After struggling to find room on packed trains and buses, Alzokari and his friend had decided to spring for a hotel room in Manhattan until they finally spotted a bus that was only half full. 

“We had to run back five blocks and yell, ‘Hey, come on, stop, stop, stop!’,” he said. “He stopped in the middle of the road and took us.”

Alzokari got home after 2 a.m. As of early Thursday afternoon, he wasn’t sure whether he could attend his first class at 6 p.m. because the train he needed still wasn’t running. He was also worried that if he successfully commuted to campus, leaving around 9 p.m. could put him in a similar situation as the night before.

“At night, the trains suck, like, on a normal day.” Alzokari said. “So I’m thinking about tonight, like, ‘Oh my god, how am I gonna get home?’”

After emailing her professor a heads up, Steinhardt junior Rea Doka made it to class from the Bronx on Thursday afternoon, arriving 20 minutes late. The trip usually takes her an hour on the 5 train, but on Thursday it took her two hours on the 5 and 4. 

“I saw the train schedule, and they were delayed, but I just had to go,” Doka said. “I tried to take an Uber, actually, but it was like $100. I also thought of taking the bus, but it was too long — it would take me like two hours to get here. Eventually, that’s what it took me.”

Like Alzokari, Doka was surprised by the intensity of the flooding. 

“I didn’t know it was gonna be that bad of a storm; I just thought it was going to rain,” she said. “But then I saw the streets were full of rain and stuff. And I wasn’t sure if I wanted to go to class in person or if I was going to be able to do that.”
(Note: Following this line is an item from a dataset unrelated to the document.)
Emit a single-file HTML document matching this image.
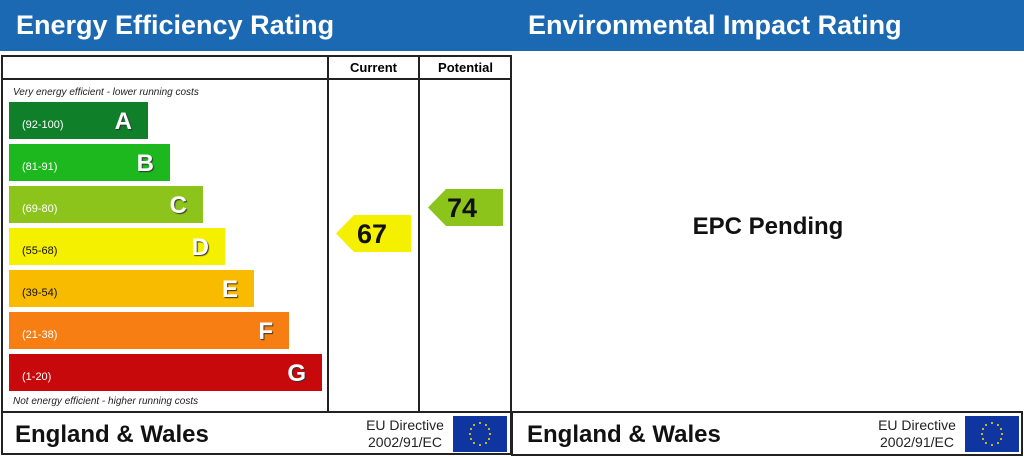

CAS senior Kenan Anderson was also caught off guard by the flash floods, especially after he overprepared for Hurricane Henri. He followed the advice on the news to stock up on flashlights, batteries and bottled water; but when Henri hit, the damage to his Lower East Side apartment was minimal. 

“My room flooded a little bit, but it was just a quarter inch of water,” Anderson said. “It was more like a leak than really a flood. And then yesterday, out of nowhere, suddenly I’m getting hurricane warnings on my phone, like NYU is telling me to stay home.”

The water in Anderson’s basement room rose to 14 inches at its peak.

“I sat down to watch a movie, like sitting on my bed, and got up and stepped into an inch of water,” he said. “And it was so fast. Within an hour it was like a foot.”

Dealing with the damage has occupied most of his time since. 

“There’s also an element of financial stress,” Anderson said. “I probably have to buy a new desk and a new air conditioning unit and possibly a new bed frame, and that adds up. And the more I’m stressed about that, the less I’m thinking about school.”